Et il est vrai que plus que jamais les textes de Night Time
évoquent un univers à la Conan le Barbare meets Blade Runner, frisant une imagerie des plus heavy métal. Depuis, les Killing Joke sont rerentrés en studio avec Chris Kimsey pour leur 6eme album, Brighter Than a Thousand Suns. Ayant déjà la pré-cassette de l'œuvre tant attendue (sa sortie est repoussée depuis 4 mois) je dois avouer qu'il ne mérite pas, et de loin, tous les espoirs que beaucoup avaient mis sur lui.

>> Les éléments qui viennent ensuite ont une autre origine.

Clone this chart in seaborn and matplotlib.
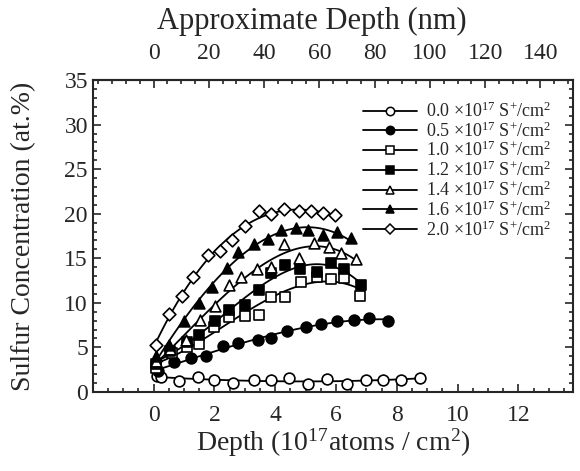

Le son est encore plus sage que sur Night Time, et le KJ rock est devenu une sorte de compromis entre Human League et le style originel. Vous connaissez déjà probablement leur nouveau hit, Adorations, le single traînant et mou, le reste n'est guère mieux, mis à part Rubicon, le plus nerveux du lot.
Pourtant à écouter Jaz, cet album est leur meilleur: Notre musique s'est développée, ce disque est notre chef d'oeuvre, c'est LA création, c'est de la puissance honnête, c'est colossal. L'explosion vient plus lentement mais elle est atomique dans le sens naturel du terme. Ce que nous faisons maintenant est tout ce que j'avais rêvé de Killing Joke, il n'y a plus de claviers et nous sommes devenus comme un véritable orchestre car on a chacun notre partie à jouer qui se mêle et forme un véritable tout, c'est fantastique.

Et quand je lui ai demandé ce qui avait changé dans leur façon de travailler depuis qu'ils étaient devenus un groupe à hit singles, Jaz m'a répondu : Rien, on est toujours les mêmes, il y a toujours les mêmes conflits entre nous, on a pu rembourser pas mal de dettes, c'est tout. Et ne crois pas que les maisons de disques et toute cette merde exercent plus de pressions sur nous, c'est tout le contraire, on passe notre temps à les persécuter.
Je l'espère bien, ils ont une réputation à maintenir tout de même. En attendant de les revoir sur scène et en grandes pompes au Zenith cette fois, je leur souhaite de ne pas jouer à devenir aussi gros que le bœuf Cure, je les préfère tant en crapaud maléfique.